Qld government 30 year plan

Hi all,
Was reading the QLD governement 30 year plan which has some fairly ambitious things in it including a goal to have 50% of the population of QLD living outside of the SE corner within 30 years:

http://queenslandplan.qld.gov.au/visions/assets/qld-plan-working-draft.pdf

This got me to thinking, I had a look at the demographics here:

http://www.oesr.qld.gov.au/products...rowth-highlights-trends-qld-2013-revision.pdf

and at present the QLD population is 4.6 million with 3.05 million living in the SE corner (Bris, Sunny and Gold Coasts and Ipswich). Our average population growth seems to be about 2% which means in 30 years out total QLD population will be around 8.2 million. If we want 50% outside the SE corner that means an increase to the rest of QLD from 1.55 million to 4.1 million in the next 30 years to places like Toowoomba, Townsville, Cairns and Mackay. All pie in the sky stuff at the moment but food for thought.....
 
Queensland has always been structured a bit differently from the other states in terms of the population. Nearly all the other states have the largest secondary centres within an hour or two from the capital, and over half the state population in the capital - Queensland has several major centres many hours drive from Brisbane.

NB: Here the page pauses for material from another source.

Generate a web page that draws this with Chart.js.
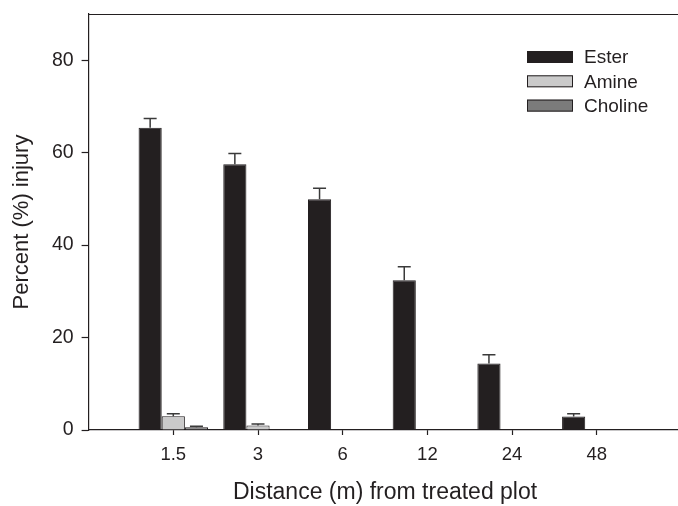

There are 33 centres around Australia with over 50000 people. Even though it's only the third most populous state, Queensland has the most with 11 centres (in order of size: Brisbane, Gold Coast, Sunshine Coast, Townsville, Cairns, Toowoomba, Mackay, Rockhampton, Bundaberg, Hervey Bay, Gladstone). So certainly Queensland is the state in the best position to decentralise, as it has the most key regional centres and over 60% of the regional Australia population growth not in the capital cities.
 
It is also interesting that a new SEQ Regional Plan is being prepared and is expected to be finalised by the end of calendar year 2014.

There is a potential conflict between decentralisation objectives in the Qld plan and the growth numbers that are included in the regional plan. Might need more than political spin to resolve, or one or both plans might have to lose some numbers?
 
(in order of size: Brisbane, Gold Coast, Sunshine Coast, Townsville, Cairns, Toowoomba, Mackay, Rockhampton, Bundaberg, Hervey Bay, Gladstone). So certainly Queensland is the state in the best position to decentralise, as it has the most key regional centres and over 60% of the regional Australia population growth not in the capital cities.

So to extend the thinking the present populations of major non SE cities:

Townsville 172,000
Cairns 143,000
Toowoomba 110,000
Mackay 82,000
Rockhampton 78,000
Bundaberg 70,000
Hervey Bay 50,000
Gladstone 44,000

Total of around 750,000 (according to the only source of truth Wikipedia), if growth is expected mostly in these major centres they must on average grow 550% over the next 30 years?
As an experiment can someone please spend a few million land banking around these places and we will check on progress in 30 yrs? :rolleyes:
 
So to extend the thinking the present populations of major non SE cities:

Townsville 172,000
Cairns 143,000
Toowoomba 110,000
Mackay 82,000
Rockhampton 78,000
Bundaberg 70,000
Hervey Bay 50,000
Gladstone 44,000

Total of around 750,000 (according to the only source of truth Wikipedia), if growth is expected mostly in these major centres they must on average grow 550% over the next 30 years?
As an experiment can someone please spend a few million land banking around these places and we will check on progress in 30 yrs? :rolleyes:

If regional QLD is to reach 4 million people in 30 years, it will need to more than double from its present 1.5 million. There are a lot more people who currently don't reside in any of those centres listed. With that in mind, you're still looking at tripling the population of many of the centres, so it's still a tall order.